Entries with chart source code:
• • • • •

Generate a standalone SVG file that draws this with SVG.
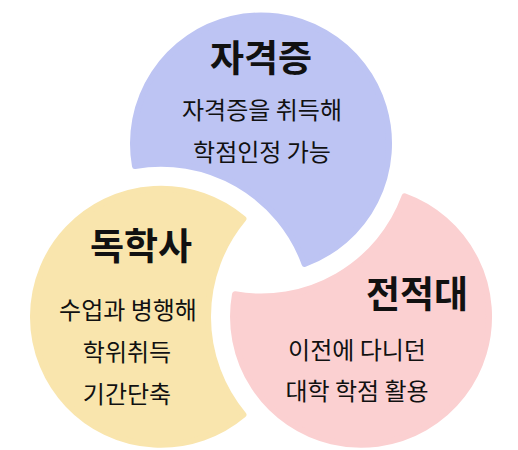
<svg xmlns="http://www.w3.org/2000/svg" width="518" height="450" viewBox="0 0 518 450">
<style>
.shape{stroke-width:6;stroke-linejoin:round}
.t{font-family:"Noto Sans CJK KR","Noto Sans",sans-serif;fill:#111;text-anchor:middle;dominant-baseline:central}
.title{font-size:37px;font-weight:700}
.body{font-size:24px}
</style>
<rect width="518" height="450" fill="#ffffff"/>
<g id="node-jagyeokjeung">
<path class="shape" fill="#BDC4F3" stroke="#BDC4F3" d="M134.98,165.93 A128,128 0 1 1 304.58,263.85 A153,153 0 0 0 134.98,165.93 Z"/>
<text class="t title" x="261" y="56">자격증</text>
<text class="t body" x="262" y="108">자격증을 취득해</text>
<text class="t body" x="262" y="150">학점인정 가능</text>
</g>
<g id="node-dokhaksa">
<path class="shape" fill="#F9E5AD" stroke="#F9E5AD" d="M243.41,414.67 A128,128 0 1 1 243.41,218.83 A153,153 0 0 0 243.41,414.67 Z"/>
<text class="t title" x="141" y="244">독학사</text>
<text class="t body" x="128" y="308">수업과 병행해</text>
<text class="t body" x="127" y="350">학위취득</text>
<text class="t body" x="127" y="392">기간단축</text>
</g>
<g id="node-jeonjeokdae">
<path class="shape" fill="#FBD0D1" stroke="#FBD0D1" d="M404.61,196.40 A128,128 0 1 1 235.01,294.32 A153,153 0 0 0 404.61,196.40 Z"/>
<text class="t title" x="417" y="292">전적대</text>
<text class="t body" x="357" y="348">이전에 다니던</text>
<text class="t body" x="357" y="389">대학 학점 활용</text>
</g>
<g id="connectors"></g>
</svg>
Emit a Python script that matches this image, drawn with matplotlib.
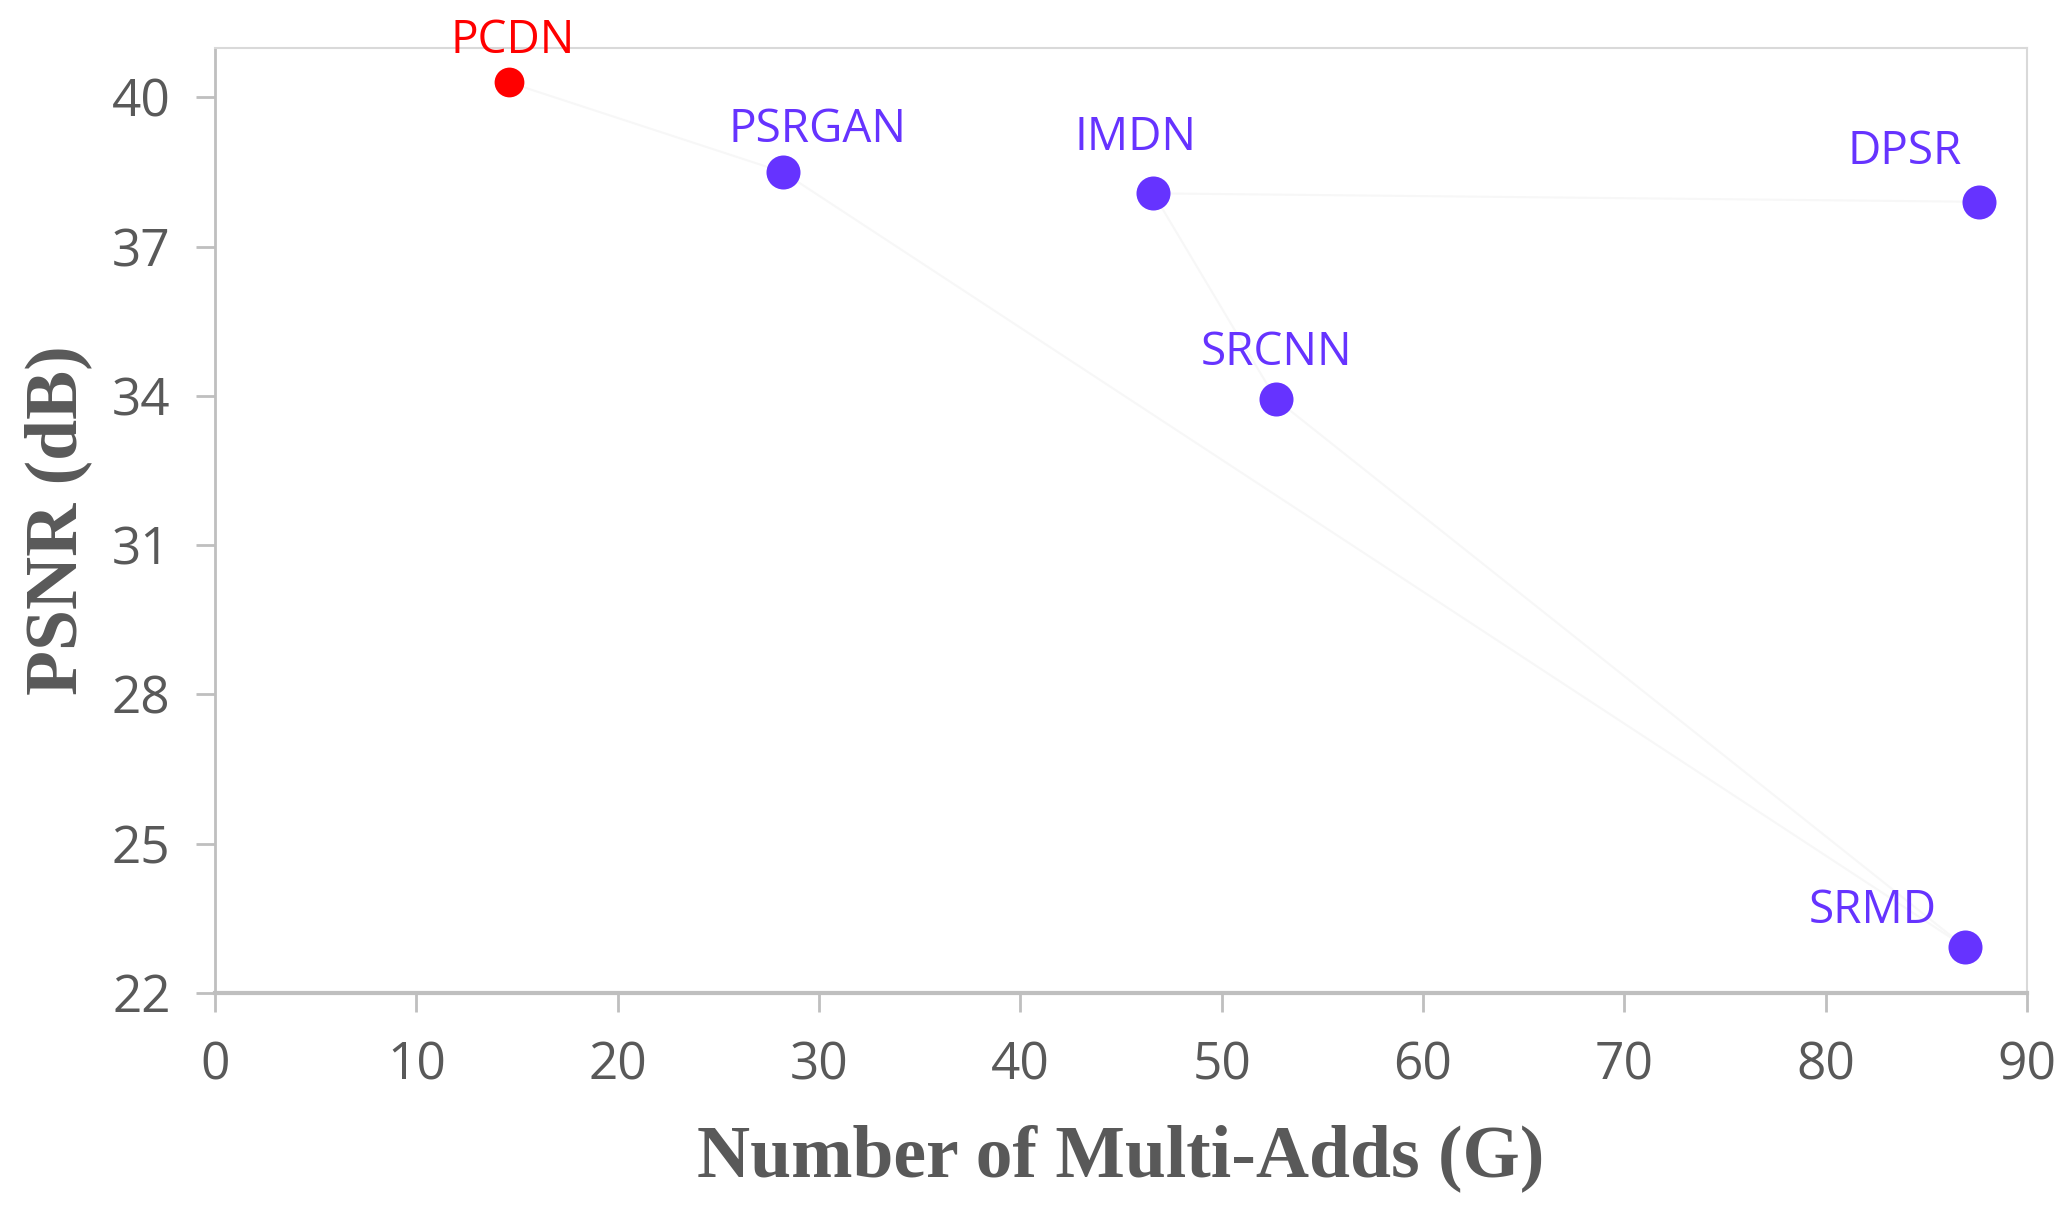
import matplotlib.pyplot as plt

# data
methods = ['PCDN', 'PSRGAN', 'IMDN', 'SRCNN', 'DPSR', 'SRMD']
multi_adds = [14.6, 28.2, 46.6, 52.7, 87.6, 86.9]
psnr = [40.3, 38.5, 38.07, 33.93, 37.9, 22.93]
# label offsets (points) relative to each marker
label_dx = [3, 25, -13, 0, -53, -66]
label_dy = [13, 14, 23, 17, 19, 9]
# very faint connecting lines between methods (index pairs)
links = [(0, 1), (1, 5), (2, 3), (3, 5), (2, 4)]

xticks = [0, 10, 20, 30, 40, 50, 60, 70, 80, 90]
yticks = [22, 25, 28, 31, 34, 37, 40]

red = '#ff0000'
blue = '#6633ff'
gray_text = '#595959'

fig = plt.figure(figsize=(20.71, 12.07), dpi=100)
ax = fig.add_axes([0.1038, 0.1773, 0.875, 0.7833])

# faint trend lines
for a, b in links:
    ax.plot([multi_adds[a], multi_adds[b]], [psnr[a], psnr[b]],
            color='#f7f7f7', linewidth=1.5, zorder=1)

for i, name in enumerate(methods):
    color = red if name == 'PCDN' else blue
    ax.scatter(multi_adds[i], psnr[i], s=600 if name != 'PCDN' else 460,
               color=color, zorder=3, linewidths=0)
    ax.annotate(name, (multi_adds[i], psnr[i]),
                xytext=(label_dx[i], label_dy[i]), textcoords='offset points',
                ha='center', va='bottom', color=color, fontsize=33,
                family='Open Sans', zorder=4, annotation_clip=False)

ax.set_xlim(0, 90)
ax.set_ylim(22, 41)
ax.set_xticks(xticks)
ax.set_yticks(yticks)

for side in ['top', 'right']:
    ax.spines[side].set_color('#d9d9d9')
    ax.spines[side].set_linewidth(1.5)
ax.spines['left'].set_color('#bfbfbf')
ax.spines['left'].set_linewidth(2)
ax.spines['bottom'].set_color('#bfbfbf')
ax.spines['bottom'].set_linewidth(3)

ax.tick_params(axis='both', direction='out', length=14, width=2,
               color='#bfbfbf', labelcolor=gray_text, labelsize=37)
ax.tick_params(axis='x', pad=20)
ax.tick_params(axis='y', pad=18)
for lbl in ax.get_xticklabels() + ax.get_yticklabels():
    lbl.set_family('Open Sans')

ax.set_xlabel('Number of Multi-Adds (G)', fontsize=53, fontweight='bold',
              family='Liberation Serif', color=gray_text, labelpad=24)
ax.set_ylabel('PSNR (dB)', fontsize=53, fontweight='bold',
              family='Liberation Serif', color=gray_text, labelpad=14)

plt.savefig('out.png', dpi=100)
plt.close()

• • • • •

Do this — Pull out only the lines from the one with "Emit a Python" up to and including the one with "ax.set_yticks(yticks)", and drop any pictures along the way.

Answer in full —
Emit a Python script that matches this image, drawn with matplotlib.
import matplotlib.pyplot as plt

# data
methods = ['PCDN', 'PSRGAN', 'IMDN', 'SRCNN', 'DPSR', 'SRMD']
multi_adds = [14.6, 28.2, 46.6, 52.7, 87.6, 86.9]
psnr = [40.3, 38.5, 38.07, 33.93, 37.9, 22.93]
# label offsets (points) relative to each marker
label_dx = [3, 25, -13, 0, -53, -66]
label_dy = [13, 14, 23, 17, 19, 9]
# very faint connecting lines between methods (index pairs)
links = [(0, 1), (1, 5), (2, 3), (3, 5), (2, 4)]

xticks = [0, 10, 20, 30, 40, 50, 60, 70, 80, 90]
yticks = [22, 25, 28, 31, 34, 37, 40]

red = '#ff0000'
blue = '#6633ff'
gray_text = '#595959'

fig = plt.figure(figsize=(20.71, 12.07), dpi=100)
ax = fig.add_axes([0.1038, 0.1773, 0.875, 0.7833])

# faint trend lines
for a, b in links:
    ax.plot([multi_adds[a], multi_adds[b]], [psnr[a], psnr[b]],
            color='#f7f7f7', linewidth=1.5, zorder=1)

for i, name in enumerate(methods):
    color = red if name == 'PCDN' else blue
    ax.scatter(multi_adds[i], psnr[i], s=600 if name != 'PCDN' else 460,
               color=color, zorder=3, linewidths=0)
    ax.annotate(name, (multi_adds[i], psnr[i]),
                xytext=(label_dx[i], label_dy[i]), textcoords='offset points',
                ha='center', va='bottom', color=color, fontsize=33,
                family='Open Sans', zorder=4, annotation_clip=False)

ax.set_xlim(0, 90)
ax.set_ylim(22, 41)
ax.set_xticks(xticks)
ax.set_yticks(yticks)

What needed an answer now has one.